In her first story collection since 1988, Schulman peeks into the romantic lives of a loosely connected community of characters.
“Many moons ago, my beloved husband, Miguel Herrera—have you heard of him?—gave an earthshaking performance in an event space in the East Village, Henderson Square (actually our friend Hattie Henderson’s studio apartment), which completely changed our lives.” This is the kind of sentence that inspires you to Google “Helen Schulman husband,” be reminded that she’s married to humorist Bruce Handy, and slap your forehead. Right, it’s fiction.
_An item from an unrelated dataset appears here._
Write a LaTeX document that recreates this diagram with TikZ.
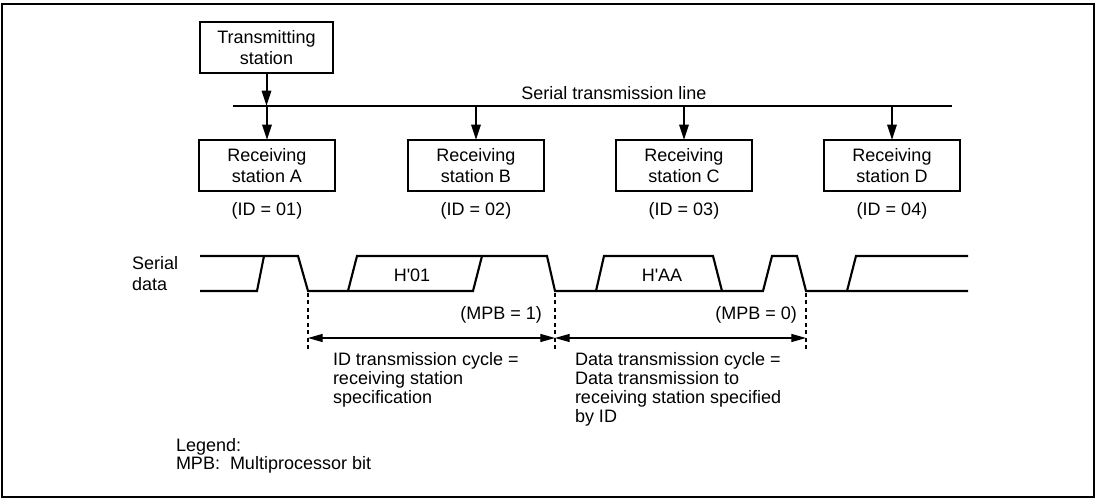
\documentclass[tikz,border=0pt]{standalone}
\usepackage{fontspec}
\setmainfont{Liberation Sans}[Ligatures=TeXOff]
\usetikzlibrary{arrows.meta}
\begin{document}
\begin{tikzpicture}[x=0.75pt,y=-0.75pt,
  every node/.style={font=\fontsize{13.5pt}{16.2pt}\selectfont, inner sep=0pt, outer sep=0pt},
  stbox/.style={draw, line width=1.8pt, minimum width=102pt, minimum height=38.25pt, align=center},
  feed/.style={line width=1.5pt, -{Triangle[length=11.5pt,width=7pt]}},
  busline/.style={line width=0.9pt},
  wave/.style={line width=1.6pt, line join=miter},
  guide/.style={line width=0.9pt, dash pattern=on 3pt off 2.6pt},
  span/.style={line width=0.9pt, {Triangle[length=11pt,width=6pt]}-{Triangle[length=11pt,width=6pt]}},
  txt/.style={align=left},
  note/.style={align=left, font=\fontsize{13.5pt}{14.25pt}\selectfont}
]
\useasboundingbox (0,0) rectangle (1100,499);
\draw[line width=2pt] (2,4) rectangle (1094,497);

% stations
\node[stbox, minimum width=99.75pt] (ts) at (266.5,47.5) {Transmitting\\station};
\node[stbox] (ra) at (267,165.5) {Receiving\\station A};
\node[stbox] (rb) at (476,165.5) {Receiving\\station B};
\node[stbox] (rc) at (684,165.5) {Receiving\\station C};
\node[stbox] (rd) at (892,165.5) {Receiving\\station D};

\node (ida) at (267,211) {(ID = 01)};
\node (idb) at (476,211) {(ID = 02)};
\node (idc) at (684,211) {(ID = 03)};
\node (idd) at (892,211) {(ID = 04)};

% transmission line
\coordinate (l0) at (233,106);
\coordinate (l1) at (952,106);
\draw[busline] (l0) -- (l1);
\node (stl) at (614,93) {Serial transmission line};

\draw[feed] (ts.south) -- (ts.south |- l0);
\draw[feed] (ra.north |- l0) -- (ra.north);
\draw[feed] (rb.north |- l0) -- (rb.north);
\draw[feed] (rc.north |- l0) -- (rc.north);
\draw[feed] (rd.north |- l0) -- (rd.north);

% serial data waveform
\node[txt, anchor=base west] (sd) at (132,291) {Serial\\data};
\draw[wave] (200,256) -- (298,256) -- (308,291) -- (473,291) -- (482,256);
\draw[wave] (348,291) -- (357,256) -- (547,256) -- (555,291) -- (763,291) -- (772,256) -- (797,256) -- (806,291) -- (968,291);
\draw[wave] (200,291) -- (257,291) -- (264,256);
\draw[wave] (596,291) -- (604,256) -- (713,256) -- (722,291);
\draw[wave] (847,291) -- (856,256) -- (968,256);

\node[anchor=base] (h01) at (412,281.7) {H'01};
\node[anchor=base] (haa) at (662,281.7) {H'AA};
\node[anchor=base east] (mpb1) at (542,319) {(MPB = 1)};
\node[anchor=base east] (mpb0) at (797,319) {(MPB = 0)};

% guides and spans
\coordinate (g1t) at (308,293); \coordinate (g1b) at (308,349);
\coordinate (g2t) at (555,293); \coordinate (g2b) at (555,349);
\coordinate (g3t) at (806,293); \coordinate (g3b) at (806,349);
\draw[guide] (g1t) -- (g1b);
\draw[guide] (g2t) -- (g2b);
\draw[guide] (g3t) -- (g3b);
\coordinate (a1) at (308,338);
\coordinate (a2) at (555,338);
\coordinate (a3) at (806,338);
\draw[span] (a1) -- (a2);
\draw[span] (a2) -- (a3);

\node[note, anchor=base west] (idt) at (333,403) {ID transmission cycle =\\receiving station\\specification};
\node[note, anchor=base west] (dtc) at (575,422) {Data transmission cycle =\\Data transmission to\\receiving station specified\\by ID};

\node[txt, anchor=base west, font=\fontsize{13.5pt}{13.8pt}\selectfont] (lg) at (176,469.5) {Legend:\\MPB:\ \ Multiprocessor bit};
\end{tikzpicture}
\end{document}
Anna Herrera’s tale of her husband Miguel’s appearance in a same-sex performance of Sam Shepard’s Fool for Love, the play that gives both story and collection its title and theme, is actually the account of how she met her second husband, a marriage we return to in the last story in the book, at which point Herrera is just an “ethnic surname” she picked up “in a short heartbreak of a marriage, a name that has stood me well all these years, grant- and prizewinning-wise.” Also introduced in the first story is Anna’s sixth grade boyfriend, Hershleder, who becomes the antihero of the saddest story, “The Revisionist.” (Schulman notes in an afterword that both this and “P.S.” grew into novels in the years since their creation, making this book interesting for archeologists of her career.) We also meet an agent named Jeannie Elbazz, “who reps Jake Kamins”—both Jeannie and Jake return in “My Best Friend,” a story in which lovelorn foolery reaches dizzying heights. Without attempting to be a novel in stories, the collection is free to go off on wild tangents, such as a story narrated by an evil baby, Lucien H., and a tale of forbidden love with a married Orthodox rabbi in Paris. In multiple stories, people come back from the dead, and everywhere, there are sentences to make you laugh: “Thank God she’d grown up at a time when lunatic sexual behavior was expected; she’d been able to have her cake and eat it whenever she wanted without any damage to her reputation.”
Never underestimate the power of a good short story to lift your spirits.